Instruction => Please give the entries again in full and exactly, without any picture.

Records with drawing code:
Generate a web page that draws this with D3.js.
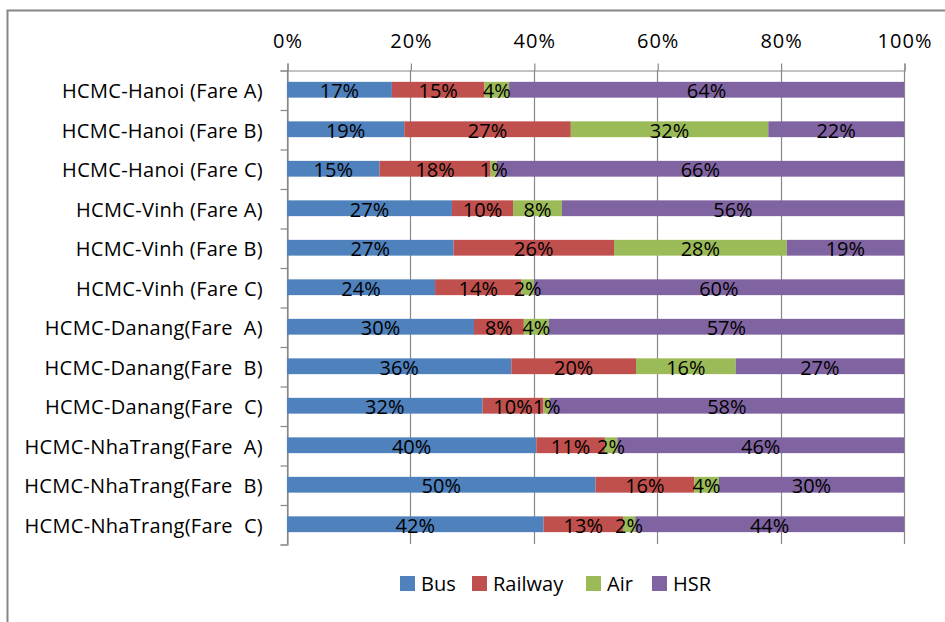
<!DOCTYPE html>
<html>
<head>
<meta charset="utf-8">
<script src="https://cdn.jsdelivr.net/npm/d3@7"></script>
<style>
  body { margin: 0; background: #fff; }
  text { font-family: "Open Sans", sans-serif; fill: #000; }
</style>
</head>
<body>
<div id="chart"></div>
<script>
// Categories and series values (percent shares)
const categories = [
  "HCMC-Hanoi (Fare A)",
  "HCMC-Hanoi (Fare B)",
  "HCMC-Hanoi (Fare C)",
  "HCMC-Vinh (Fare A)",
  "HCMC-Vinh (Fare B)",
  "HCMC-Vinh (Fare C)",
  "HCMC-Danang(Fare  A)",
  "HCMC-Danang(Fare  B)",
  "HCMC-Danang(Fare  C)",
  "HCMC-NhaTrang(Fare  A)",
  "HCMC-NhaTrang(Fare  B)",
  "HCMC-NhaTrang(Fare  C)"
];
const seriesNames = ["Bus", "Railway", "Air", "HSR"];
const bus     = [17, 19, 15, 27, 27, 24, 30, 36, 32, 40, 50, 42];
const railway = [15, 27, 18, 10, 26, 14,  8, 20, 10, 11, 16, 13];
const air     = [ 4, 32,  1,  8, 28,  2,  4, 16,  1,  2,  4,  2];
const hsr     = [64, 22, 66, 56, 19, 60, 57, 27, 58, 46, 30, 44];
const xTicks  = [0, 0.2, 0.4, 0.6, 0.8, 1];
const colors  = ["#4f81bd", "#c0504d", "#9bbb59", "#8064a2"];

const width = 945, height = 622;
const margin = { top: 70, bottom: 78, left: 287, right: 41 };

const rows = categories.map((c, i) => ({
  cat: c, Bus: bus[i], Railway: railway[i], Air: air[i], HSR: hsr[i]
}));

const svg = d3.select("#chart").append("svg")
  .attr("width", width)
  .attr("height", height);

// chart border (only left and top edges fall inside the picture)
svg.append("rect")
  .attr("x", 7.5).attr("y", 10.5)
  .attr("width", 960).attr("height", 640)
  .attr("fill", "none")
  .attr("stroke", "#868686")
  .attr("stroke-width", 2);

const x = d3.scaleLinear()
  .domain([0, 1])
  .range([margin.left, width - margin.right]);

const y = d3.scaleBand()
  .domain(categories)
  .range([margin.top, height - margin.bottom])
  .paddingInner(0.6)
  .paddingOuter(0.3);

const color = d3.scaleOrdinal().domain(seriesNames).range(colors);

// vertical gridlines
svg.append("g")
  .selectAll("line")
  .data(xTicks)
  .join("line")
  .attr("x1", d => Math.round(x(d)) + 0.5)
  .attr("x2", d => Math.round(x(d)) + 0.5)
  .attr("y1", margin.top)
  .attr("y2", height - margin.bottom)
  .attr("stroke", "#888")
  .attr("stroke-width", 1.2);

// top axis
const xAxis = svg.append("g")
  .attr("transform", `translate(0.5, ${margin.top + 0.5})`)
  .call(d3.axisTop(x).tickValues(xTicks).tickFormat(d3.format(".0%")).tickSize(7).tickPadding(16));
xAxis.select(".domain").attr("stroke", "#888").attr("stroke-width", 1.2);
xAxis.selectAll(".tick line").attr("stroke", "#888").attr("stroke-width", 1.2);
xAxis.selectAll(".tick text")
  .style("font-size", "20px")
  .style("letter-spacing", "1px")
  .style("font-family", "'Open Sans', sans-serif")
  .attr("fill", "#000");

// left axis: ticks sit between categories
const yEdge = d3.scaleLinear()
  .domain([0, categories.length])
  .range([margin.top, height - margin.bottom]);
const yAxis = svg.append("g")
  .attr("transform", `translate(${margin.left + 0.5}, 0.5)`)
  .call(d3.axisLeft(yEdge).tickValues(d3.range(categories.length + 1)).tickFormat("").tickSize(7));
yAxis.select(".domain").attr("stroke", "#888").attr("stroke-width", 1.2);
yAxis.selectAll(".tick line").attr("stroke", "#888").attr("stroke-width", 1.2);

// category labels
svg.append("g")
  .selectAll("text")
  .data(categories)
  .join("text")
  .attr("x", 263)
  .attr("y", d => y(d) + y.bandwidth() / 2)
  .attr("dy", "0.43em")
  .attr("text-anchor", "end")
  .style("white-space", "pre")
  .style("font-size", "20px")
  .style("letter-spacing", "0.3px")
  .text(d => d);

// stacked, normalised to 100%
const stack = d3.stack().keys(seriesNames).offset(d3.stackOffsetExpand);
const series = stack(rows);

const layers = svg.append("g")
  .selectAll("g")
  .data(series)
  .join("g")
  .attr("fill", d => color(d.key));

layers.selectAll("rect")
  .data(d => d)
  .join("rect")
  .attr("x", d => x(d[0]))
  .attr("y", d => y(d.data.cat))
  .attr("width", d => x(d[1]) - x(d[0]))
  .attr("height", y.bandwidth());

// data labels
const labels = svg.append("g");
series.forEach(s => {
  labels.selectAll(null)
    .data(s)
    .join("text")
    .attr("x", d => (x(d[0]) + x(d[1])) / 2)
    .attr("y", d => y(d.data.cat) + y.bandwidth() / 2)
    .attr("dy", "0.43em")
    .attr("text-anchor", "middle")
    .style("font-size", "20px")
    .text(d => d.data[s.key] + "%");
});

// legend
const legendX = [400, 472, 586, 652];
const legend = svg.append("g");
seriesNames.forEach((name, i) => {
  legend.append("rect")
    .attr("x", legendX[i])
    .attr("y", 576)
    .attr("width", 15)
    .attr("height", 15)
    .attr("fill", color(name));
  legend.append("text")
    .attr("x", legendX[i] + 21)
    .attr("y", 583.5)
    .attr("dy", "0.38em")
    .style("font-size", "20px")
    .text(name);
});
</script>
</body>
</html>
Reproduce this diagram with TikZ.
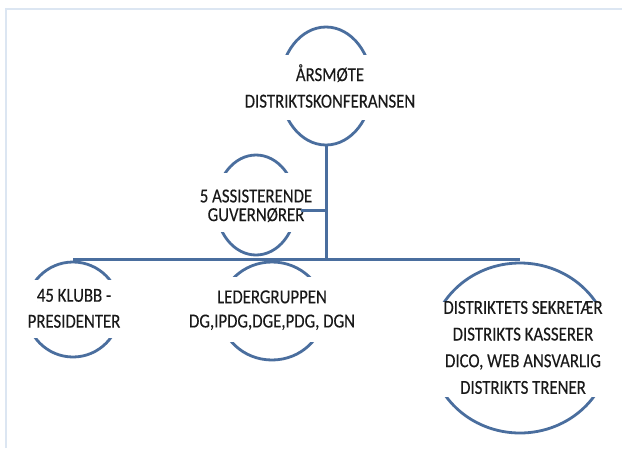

Solution for this problem =>
Generate a web page that draws this with D3.js.
<!DOCTYPE html>
<html>
<head>
<meta charset="utf-8">
<script src="https://cdn.jsdelivr.net/npm/d3@7"></script>
<style>
  body { margin: 0; background: #fff; }
  text { font-family: "Open Sans", sans-serif; fill: #000; }
</style>
</head>
<body>
<div id="chart"></div>
<script>
// Categories and series values (percent shares)
const categories = [
  "HCMC-Hanoi (Fare A)",
  "HCMC-Hanoi (Fare B)",
  "HCMC-Hanoi (Fare C)",
  "HCMC-Vinh (Fare A)",
  "HCMC-Vinh (Fare B)",
  "HCMC-Vinh (Fare C)",
  "HCMC-Danang(Fare  A)",
  "HCMC-Danang(Fare  B)",
  "HCMC-Danang(Fare  C)",
  "HCMC-NhaTrang(Fare  A)",
  "HCMC-NhaTrang(Fare  B)",
  "HCMC-NhaTrang(Fare  C)"
];
const seriesNames = ["Bus", "Railway", "Air", "HSR"];
const bus     = [17, 19, 15, 27, 27, 24, 30, 36, 32, 40, 50, 42];
const railway = [15, 27, 18, 10, 26, 14,  8, 20, 10, 11, 16, 13];
const air     = [ 4, 32,  1,  8, 28,  2,  4, 16,  1,  2,  4,  2];
const hsr     = [64, 22, 66, 56, 19, 60, 57, 27, 58, 46, 30, 44];
const xTicks  = [0, 0.2, 0.4, 0.6, 0.8, 1];
const colors  = ["#4f81bd", "#c0504d", "#9bbb59", "#8064a2"];

const width = 945, height = 622;
const margin = { top: 70, bottom: 78, left: 287, right: 41 };

const rows = categories.map((c, i) => ({
  cat: c, Bus: bus[i], Railway: railway[i], Air: air[i], HSR: hsr[i]
}));

const svg = d3.select("#chart").append("svg")
  .attr("width", width)
  .attr("height", height);

// chart border (only left and top edges fall inside the picture)
svg.append("rect")
  .attr("x", 7.5).attr("y", 10.5)
  .attr("width", 960).attr("height", 640)
  .attr("fill", "none")
  .attr("stroke", "#868686")
  .attr("stroke-width", 2);

const x = d3.scaleLinear()
  .domain([0, 1])
  .range([margin.left, width - margin.right]);

const y = d3.scaleBand()
  .domain(categories)
  .range([margin.top, height - margin.bottom])
  .paddingInner(0.6)
  .paddingOuter(0.3);

const color = d3.scaleOrdinal().domain(seriesNames).range(colors);

// vertical gridlines
svg.append("g")
  .selectAll("line")
  .data(xTicks)
  .join("line")
  .attr("x1", d => Math.round(x(d)) + 0.5)
  .attr("x2", d => Math.round(x(d)) + 0.5)
  .attr("y1", margin.top)
  .attr("y2", height - margin.bottom)
  .attr("stroke", "#888")
  .attr("stroke-width", 1.2);

// top axis
const xAxis = svg.append("g")
  .attr("transform", `translate(0.5, ${margin.top + 0.5})`)
  .call(d3.axisTop(x).tickValues(xTicks).tickFormat(d3.format(".0%")).tickSize(7).tickPadding(16));
xAxis.select(".domain").attr("stroke", "#888").attr("stroke-width", 1.2);
xAxis.selectAll(".tick line").attr("stroke", "#888").attr("stroke-width", 1.2);
xAxis.selectAll(".tick text")
  .style("font-size", "20px")
  .style("letter-spacing", "1px")
  .style("font-family", "'Open Sans', sans-serif")
  .attr("fill", "#000");

// left axis: ticks sit between categories
const yEdge = d3.scaleLinear()
  .domain([0, categories.length])
  .range([margin.top, height - margin.bottom]);
const yAxis = svg.append("g")
  .attr("transform", `translate(${margin.left + 0.5}, 0.5)`)
  .call(d3.axisLeft(yEdge).tickValues(d3.range(categories.length + 1)).tickFormat("").tickSize(7));
yAxis.select(".domain").attr("stroke", "#888").attr("stroke-width", 1.2);
yAxis.selectAll(".tick line").attr("stroke", "#888").attr("stroke-width", 1.2);

// category labels
svg.append("g")
  .selectAll("text")
  .data(categories)
  .join("text")
  .attr("x", 263)
  .attr("y", d => y(d) + y.bandwidth() / 2)
  .attr("dy", "0.43em")
  .attr("text-anchor", "end")
  .style("white-space", "pre")
  .style("font-size", "20px")
  .style("letter-spacing", "0.3px")
  .text(d => d);

// stacked, normalised to 100%
const stack = d3.stack().keys(seriesNames).offset(d3.stackOffsetExpand);
const series = stack(rows);

const layers = svg.append("g")
  .selectAll("g")
  .data(series)
  .join("g")
  .attr("fill", d => color(d.key));

layers.selectAll("rect")
  .data(d => d)
  .join("rect")
  .attr("x", d => x(d[0]))
  .attr("y", d => y(d.data.cat))
  .attr("width", d => x(d[1]) - x(d[0]))
  .attr("height", y.bandwidth());

// data labels
const labels = svg.append("g");
series.forEach(s => {
  labels.selectAll(null)
    .data(s)
    .join("text")
    .attr("x", d => (x(d[0]) + x(d[1])) / 2)
    .attr("y", d => y(d.data.cat) + y.bandwidth() / 2)
    .attr("dy", "0.43em")
    .attr("text-anchor", "middle")
    .style("font-size", "20px")
    .text(d => d.data[s.key] + "%");
});

// legend
const legendX = [400, 472, 586, 652];
const legend = svg.append("g");
seriesNames.forEach((name, i) => {
  legend.append("rect")
    .attr("x", legendX[i])
    .attr("y", 576)
    .attr("width", 15)
    .attr("height", 15)
    .attr("fill", color(name));
  legend.append("text")
    .attr("x", legendX[i] + 21)
    .attr("y", 583.5)
    .attr("dy", "0.38em")
    .style("font-size", "20px")
    .text(name);
});
</script>
</body>
</html>
Reproduce this diagram with TikZ.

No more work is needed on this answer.